Benitez offered a different version of the facts, one that includes his receiving nasty emails from CWC parents, CWC parents using students-only bathrooms in the school, refusal by CWC parents and officials to address neighbors’ concerns, protests by CWC parents and stolen lawn signs that advocate for Stoner. He has maintained a blog since January, chronicling his view of events.

In a recent post, he acknowledged the cigarette incident, writing, “Now, CWC is using this incident as a rallying point for their community and claiming that there is an ‘organized hostile opposition’ in the community, when really all there is are a bunch of neighbors who are upset by the traffic cause by the co-location of CWC.

“The only difference between this incident and every other day,” he continued, “is that there was a cigarette involved. If there was no cigarette, the traffic/parking/safety problems would just continued as they always have.”

At this point, he said in the interview, a dinner is not going to make much difference and only one solution would satisfy local residents.

“With so many bridges burned and lines crossed, we don’t trust them,” he said. “My conclusion is they should leave.”

Held said neither she nor parents believe the issue is solely traffic and congestion. If it is, she said, LA Unified could solve it by granting permission to move CWC’s entrance. The school cannot do it unilaterally, she said, adding that the district has so far been unresponsive to a request for moving it.

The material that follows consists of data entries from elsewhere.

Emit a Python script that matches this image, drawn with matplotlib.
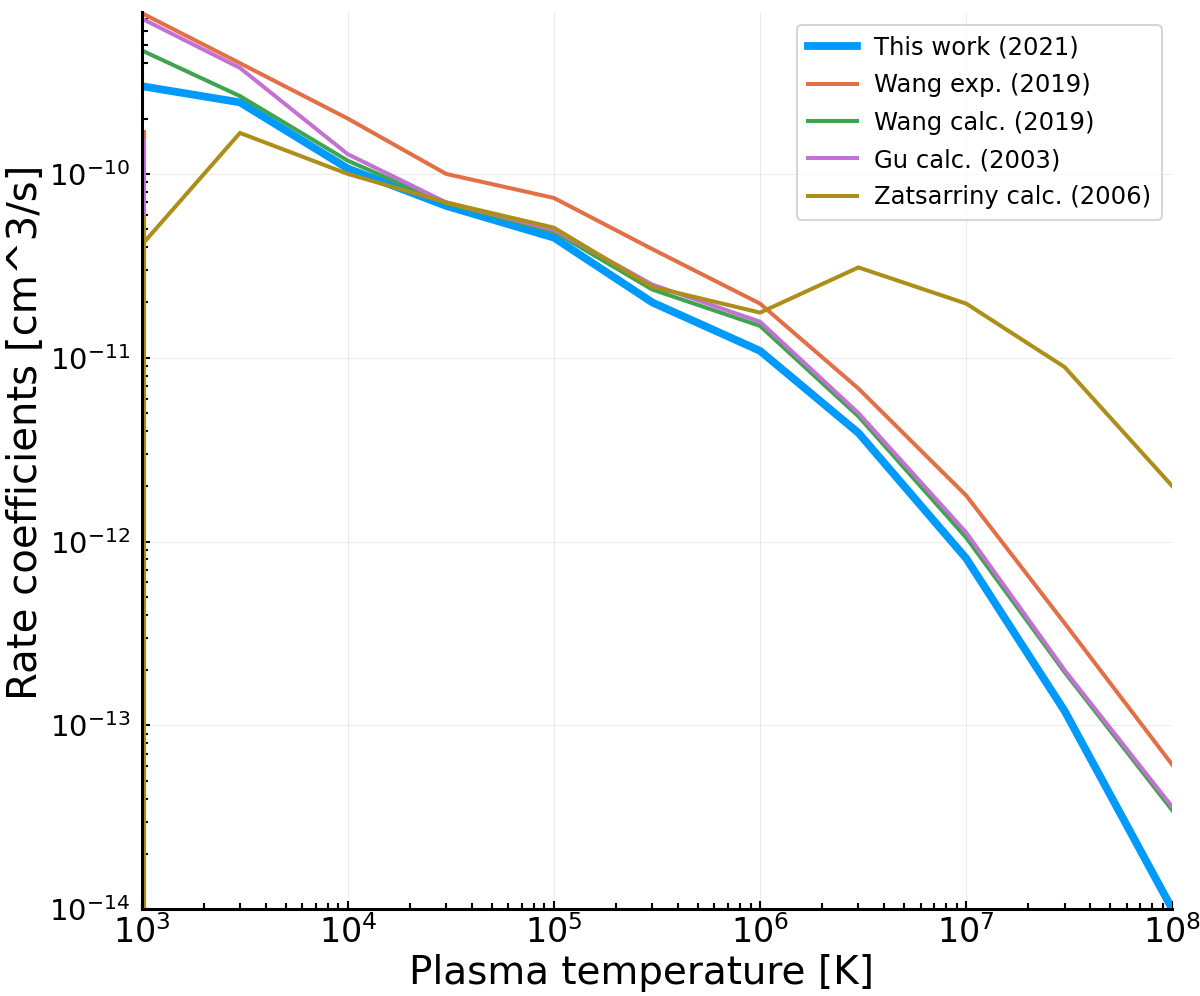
import matplotlib
matplotlib.use('Agg')
import matplotlib.pyplot as plt

# plasma temperature grid [K]
temps = [1e3, 3e3, 1e4, 3e4, 1e5, 3e5, 1e6, 3e6, 1e7, 3e7, 1e8]

this_work = [3.0e-10, 2.45e-10, 1.07e-10, 6.7e-11, 4.5e-11, 2.0e-11, 1.09e-11, 3.9e-12, 8.1e-13, 1.2e-13, 1.0e-14]
wang_exp = [7.5e-10, 4.0e-10, 2.0e-10, 1.0e-10, 7.4e-11, 3.9e-11, 1.97e-11, 6.8e-12, 1.78e-12, 3.6e-13, 6.1e-14]
wang_calc = [4.7e-10, 2.65e-10, 1.18e-10, 6.9e-11, 4.85e-11, 2.35e-11, 1.49e-11, 4.8e-12, 1.05e-12, 1.95e-13, 3.45e-14]
gu_calc = [7.0e-10, 3.77e-10, 1.28e-10, 7.0e-11, 4.96e-11, 2.5e-11, 1.57e-11, 5.0e-12, 1.12e-12, 2.0e-13, 3.6e-14]
zats_calc = [4.1e-11, 1.67e-10, 1.0e-10, 7.0e-11, 5.1e-11, 2.43e-11, 1.76e-11, 3.1e-11, 1.97e-11, 8.9e-12, 2.0e-12]

labels = ['This work (2021)', 'Wang exp. (2019)', 'Wang calc. (2019)',
          'Gu calc. (2003)', 'Zatsarriny calc. (2006)']
colors = ['#009AFA', '#E36F47', '#3EA44E', '#C371D2', '#AC8E18']
widths = [5.6, 2.9, 2.9, 2.9, 2.9]

# spurious low-temperature tails right at the left edge
tail_T = 1.025e3
tail_top = [9e-11, 1.7e-10, 1.0e-10, 1.53e-10, 5.8e-11]
tail_bottom = 1e-16

fig = plt.figure(figsize=(12, 9.96), dpi=100)
ax = fig.add_axes([0.118, 0.087, 0.859, 0.901])

series = [this_work, wang_exp, wang_calc, gu_calc, zats_calc]
for vals, lab, c, w, top in zip(series, labels, colors, widths, tail_top):
    ax.plot([tail_T, tail_T], [tail_bottom, top], color=c, lw=2.9)
    ax.plot(temps, vals, color=c, lw=w, label=lab)

ax.set_xscale('log')
ax.set_yscale('log')
ax.set_xlim(1e3, 1e8)
ax.set_ylim(1e-14, 7.6e-10)

ax.set_xlabel('Plasma temperature [K]', fontsize=28)
ax.set_ylabel('Rate coefficients [cm^3/s]', fontsize=29)
ax.xaxis.set_label_coords(0.485, -0.05)
ax.yaxis.set_label_coords(-0.093, 0.532)

for s in ['top', 'right']:
    ax.spines[s].set_visible(False)
for s in ['left', 'bottom']:
    ax.spines[s].set_linewidth(2.2)
    ax.spines[s].set_zorder(5)

ax.tick_params(axis='both', which='both', direction='in', width=1.5)
ax.tick_params(axis='both', which='major', length=6)
ax.tick_params(axis='both', which='minor', length=4)
ax.tick_params(axis='x', which='major', labelsize=24, pad=4)
ax.tick_params(axis='y', which='major', labelsize=21, pad=8)

ax.grid(True, which='major', color='black', alpha=0.08, lw=0.8)

leg = ax.legend(loc='upper right', fontsize=17.5, frameon=True,
                bbox_to_anchor=(0.99, 0.9855), borderaxespad=0,
                handlelength=2.0, handletextpad=0.7,
                borderpad=0.45, labelspacing=0.55)
leg.get_frame().set_edgecolor('#cccccc')
leg.get_frame().set_linewidth(1.5)

fig.savefig('out.png', dpi=100)
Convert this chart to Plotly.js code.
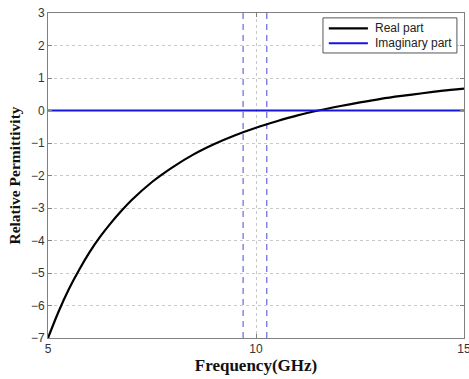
<!DOCTYPE html>
<html><head><meta charset="utf-8">
<script src="https://cdn.plot.ly/plotly-3.0.1.min.js"></script>
<style>html,body{margin:0;padding:0;background:#fff}#chart{width:469px;height:379px}</style>
</head><body><div id="chart"></div>
<script>
const freq = [5, 5.25, 5.5, 5.75, 6, 6.25, 6.5, 6.75, 7, 7.5, 8, 8.5, 9, 9.5, 10, 10.5, 11, 11.5, 12, 12.5, 13, 13.5, 14, 14.5, 15];
const realPart = [-7.0, -6.2, -5.5, -4.9, -4.36, -3.89, -3.48, -3.11, -2.77, -2.2, -1.74, -1.35, -1.03, -0.76, -0.53, -0.33, -0.15, 0.0, 0.13, 0.25, 0.36, 0.45, 0.53, 0.61, 0.67];
const imagPart = freq.map(() => 0);
const bandEdges = [9.69, 10.26];
const xTicks = [5, 10, 15];
const yTicks = [-7, -6, -5, -4, -3, -2, -1, 0, 1, 2, 3];
const seriesNames = ['Real part', 'Imaginary part'];
const seriesColors = ['#000000', '#1515e0'];

const traces = [
  {x: freq, y: realPart, name: seriesNames[0], mode: 'lines', line: {color: seriesColors[0], width: 2.2, shape: 'spline', smoothing: 0.6}},
  {x: freq, y: imagPart, name: seriesNames[1], mode: 'lines', line: {color: seriesColors[1], width: 2.2}}
];
const shapes = bandEdges.map(v => ({type: 'line', xref: 'x', yref: 'paper', x0: v, x1: v, y0: 0, y1: 1,
  line: {color: '#4848d8', width: 1, dash: '6px,5px'}, layer: 'below'}));

// custom legend (box, line samples, labels)
const legBox = {x0: 0.661, x1: 0.983, y0: 0.877, y1: 0.985};
const legRows = [0.953, 0.907];
shapes.push({type: 'rect', xref: 'paper', yref: 'paper', x0: legBox.x0, x1: legBox.x1, y0: legBox.y0, y1: legBox.y1,
  line: {color: '#555', width: 1}, fillcolor: '#fff', layer: 'above'});
const annotations = [];
seriesNames.forEach((n, i) => {
  shapes.push({type: 'line', xref: 'paper', yref: 'paper', x0: 0.675, x1: 0.769, y0: legRows[i], y1: legRows[i],
    line: {color: seriesColors[i], width: 2.2}, layer: 'above'});
  annotations.push({xref: 'paper', yref: 'paper', x: 0.7805, y: legRows[i], xanchor: 'left', yanchor: 'middle',
    text: n, showarrow: false, font: {family: 'Liberation Sans, Arial', size: 12, color: '#222'}});
});

const axisCommon = {showline: true, linecolor: '#808080', linewidth: 1, mirror: 'allticks', ticks: 'inside', ticklen: 4,
  tickcolor: '#808080', gridcolor: '#c8c8c8', griddash: 'dot', gridwidth: 1, zeroline: false, ticklabeloverflow: 'allow',
  tickfont: {family: 'Liberation Sans, Arial', size: 12, color: '#333'}};

const layout = {
  width: 469, height: 379, margin: {l: 48, r: 5, t: 13, b: 41},
  paper_bgcolor: '#fff', plot_bgcolor: '#fff', showlegend: false,
  xaxis: Object.assign({}, axisCommon, {range: [5, 15], tickvals: xTicks, ticktext: xTicks.map(String),
    title: {text: 'Frequency(GHz)', font: {family: 'Liberation Serif, Times New Roman', size: 17, color: '#111', weight: 'bold'}, standoff: 2}}),
  yaxis: Object.assign({}, axisCommon, {range: [-7, 3], tickvals: yTicks, ticktext: yTicks.map(v => v < 0 ? '\u2212' + Math.abs(v) : String(v)),
    title: {text: 'Relative Permittivity', font: {family: 'Liberation Serif, Times New Roman', size: 15.5, color: '#111', weight: 'bold'}, standoff: 6}}),
  shapes: shapes,
  annotations: annotations
};
Plotly.newPlot('chart', traces, layout, {staticPlot: true, displayModeBar: false});
</script></body></html>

Remediation may be on the way. CWC parents said they have appealed to LA Unified board member Steve Zimmer to resolve any troublesome issues to the satisfaction of all sides although matters of co-location can only be addressed by the state legislature or another statewide ballot initiative.

Held said she and the parents are optimistic that an accommodation can be reached — but when and how remains unclear. Events of recent weeks, she said, have convinced her there is little time to waste.

“People are have a right to their different opinions,” Held said. “The problem occurs when physical safety is jeopardized. “That line has been crossed.”


*Clarifies involvement of Board member Steve Zimmer.